Runbook: App Runtime Billing Reconciliation Incident
Trigger
- User/operator report: app runtime charge is unexpected, missing, or duplicated.
- Billing UI/export shows mixed allocation and app-runtime rows that do not reconcile.
- Alert or log evidence indicates app-runtime metering drift, especially for control-plane components.
Required Context
correlation_id from API/UI error envelope or support ticket.
trace_id when present.
- Attribution identifiers when available:
org_id
project_id
app_instance_id
usage_source
control_plane_component
operating_mode
control_plane_scope
runtime_backend
- Confirm whether the dispute is:
- one app instance,
- one project,
- one tenant,
- or broad billing-worker degradation.
- Do not treat app-runtime usage as a separate billing system.
- all reconciliation must still flow through
usage_records and ledger_entries.
- If multiple app instances are impacted, freeze manual customer-facing adjustments until source attribution is verified.
Correlation-First Diagnosis
- Start in Loki with
correlation_id:
{service=~"gpuaas-(api|billing-worker|app-runtime-worker|webhook-worker)"} | json | correlation_id="<CORRELATION_ID>"
- If
app_instance_id is known, pivot on it:
{service=~"gpuaas-(api|billing-worker|app-runtime-worker)"} | json | app_instance_id="<APP_INSTANCE_ID>"
- Extract
trace_id and inspect Tempo for:
- app lifecycle call,
- outbox relay publish,
- billing worker handling,
- any webhook/payment follow-on if customer funding is involved.
- Confirm source attribution on affected usage rows:
usage_source = app_runtime
app_instance_id present
control_plane_component correct for control-plane cost
operating_mode, control_plane_scope, runtime_backend align with the instance
Reconciliation Checklist
- Missing usage row:
- app runtime activity happened, but no
usage_records row exists for the app_instance_id.
- Wrong source attribution:
- usage is recorded against
allocation when it should be app_runtime, or vice versa.
- Wrong attribution anchor:
project_id, app_instance_id, operating_mode, or control_plane_scope do not match the instance.
- Ledger mismatch:
- app-runtime
usage_records exist, but no corresponding debit/credit interpretation appears in customer-visible billing state.
- Control-plane classification drift:
control_plane_component is false for scheduler/head/control services that should meter separately.
Mitigation
- Fix the owning layer:
- metering emitter,
- attribution mapping,
- billing worker interpretation,
- or UI/filter/export path.
- Do not patch around drift by inventing app-runtime-only ledgers or manual hidden adjustments.

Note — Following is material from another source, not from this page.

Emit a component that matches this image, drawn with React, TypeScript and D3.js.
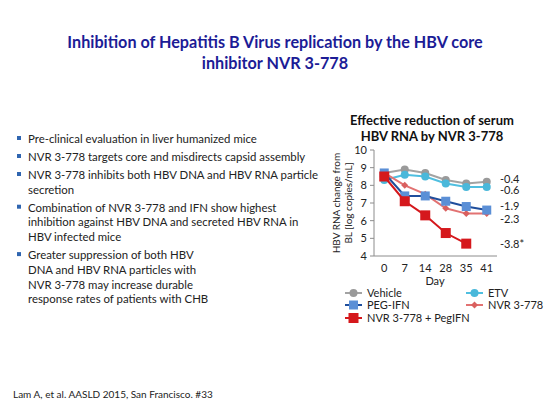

- If remediation needs data correction:
- use approved auditable reconciliation procedure,
- preserve
correlation_id linkage in incident notes and corrective records.
Recovery Criteria
- Mixed usage listing/export clearly distinguishes
allocation vs app_runtime.
app_instance_id-scoped usage rows reconcile with ledger-visible customer impact.
- Control-plane cost rows are explainable by
control_plane_component, operating_mode, control_plane_scope, and runtime_backend.
- No duplicate or missing customer-visible charges remain for impacted scope.
Evidence to Capture
- Incident timeline with
correlation_id and trace_id.
- Before/after query evidence for:
usage_records
ledger_entries
- app instance metadata (
app_instance_id, mode/scope/runtime backend)
- Customer-visible impact summary by tenant/project/app instance.
- Follow-up task for the owning layer if drift originated outside billing.